- October 19, 2022
Loading
Jared Mancuso and Nick Gallardo have sharpened their act in more than 150 cities.
Sarasota offered them a chance to settle down.
Mancuso and Gallardo are the driving forces behind "Rock & Roll Reignited: With Not Fade Away," a show that brings roots rock songs into the present day and reimagines what they can sound like.
Here, playing in the intimate John C. Court Cabaret, they’re working six nights a week and they can see every face, some singing along. And because they have the opportunity to play in one house for two months, they’re seeing their show evolve to a new level.
“We’ve been working toward something like this for years,” says Gallardo. “So when it comes, you relish in it and the advantages you’re taking from it. This is eight weeks of consistent stage time, and we’re bettering ourselves just by being here. It’s cool to have that consistency because that’s where new ideas come from. We’re more cohesive now.”
Gallardo and Mancuso have been exploring the classic roots catalogue together for about seven years, and they’re seen their act evolve from a tribute act to a renaissance.
The pair, joined by bassist Aurora DuBois and bassist Mike Gallardo, play songs from legendary artists like Elvis Presley, Buddy Holly and Jerry Lee Lewis, and they show the audience the way the music has influenced subsequent generations of artists.
At one point, in fact, they had a part of their show where they would play a rootsy sounding song and then ask the audience who wrote it and when. The punchline: The song would probably be from 2016 or 2017, but it would sound like a time gone by.

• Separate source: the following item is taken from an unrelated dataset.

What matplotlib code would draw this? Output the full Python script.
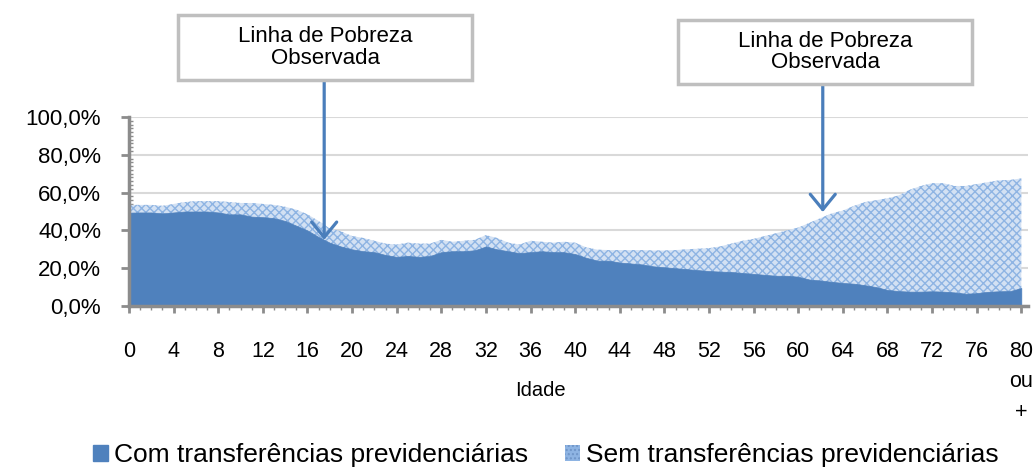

The main thrust of this show, though, is the music that has been playing from jukeboxes for much of the last half-century. With a modern touch here or a little tweak there, a song that has been familiar for most of your life can feel totally revitalized and renewed.
“There’s something very cool and honorable about playing the songs how they were played first and foremost,” says Gallardo. “But there is immense growth when you’re able to infuse yourself into the music and then bring it authentically into the future.”
“They were just like picking up their guitar, playing in a chord and going for it,” adds Mancuso. “We grew up listening to a lot of '80s and '90s music. You start to see more arrangement happening. The bass cuts out here.
"The guitar is doing this flourish instead of a standard chord. What we’ve done is taken that idea with the songs and said, ‘What if we cut out here? What if we add this guitar lick here?’ That’s what in our imagination is reigniting it.”
Both Gallardo and Mancuso say they’ve spent some time thinking about why the early songs in the rock and roll canon still resonate with people. In some ways, they say, it is about the simplicity and the purity of the music. But it’s also about the way it was delivered; people gathered to watch the "Ed Sullivan Show" or waited to hear their favorite on the radio.
Today? Well, people can stream whatever they want whenever they want.
“You were forced to plant yourself there,” says Gallardo. “It’s almost romantic. It’s cool to think that people took the time to say, ‘We’re going to sit next to the radio and listen to this song.’”
Gallardo, whose cousin Mike is the drummer for the Sarasota shows, said he grew up in a family much like the one portrayed in the movie Selena. Everyone sat around playing music, and everyone was encouraged to pitch in however they were able to contribute.
Mancuso also had an early love affair with music and theater, and he says that he was playing shows in Manhattan with early bands when he was just 14 or 15 years old.
Now, as mature performers, Mancuso and Gallardo are also developing another show, "Forever Everly," that takes a unique spin on tribute acts. They explore the career of the Everly Brothers, but instead of it just being a straight concert, they’re accompanying a documentary.
That show was first performed in January, and it’s waiting to be fleshed out when Mancuso and Gallardo have some time after their Florida Studio Theatre residency.
“There’s moments where the video is playing them performing and we’re making the noise,” says Mancuso. “And the audience goes wild for it. I knew going into it that we were doing something very different. A lot of the time, audiences coming to a tribute show think they’re going to get a full band. It was the first time we ever did a show where we didn’t say anything to the audience, and they stood at the end and were cheering for more.”
That's the connecting tissue of the two shows they're working on.
The songs are alive, receptive to tweaking and reinvention. So is the audience.
When Mancuso and Gallardo look out at the crowd on any given night, they’re never sure they’ll see. They might see students drawn to the songs through their own journeys of discovery, and they might see people alive when they were first played on the radio.
That keeps things interesting, but honestly, Gallardo and Mancuso are filled with gratitude to be able to play the music they love and to bring joy to people across the country.
“We just survived a pandemic both physically and emotionally. That was a beast to get through," says Mancuso. “That was a scary time, but our hearts are so in it."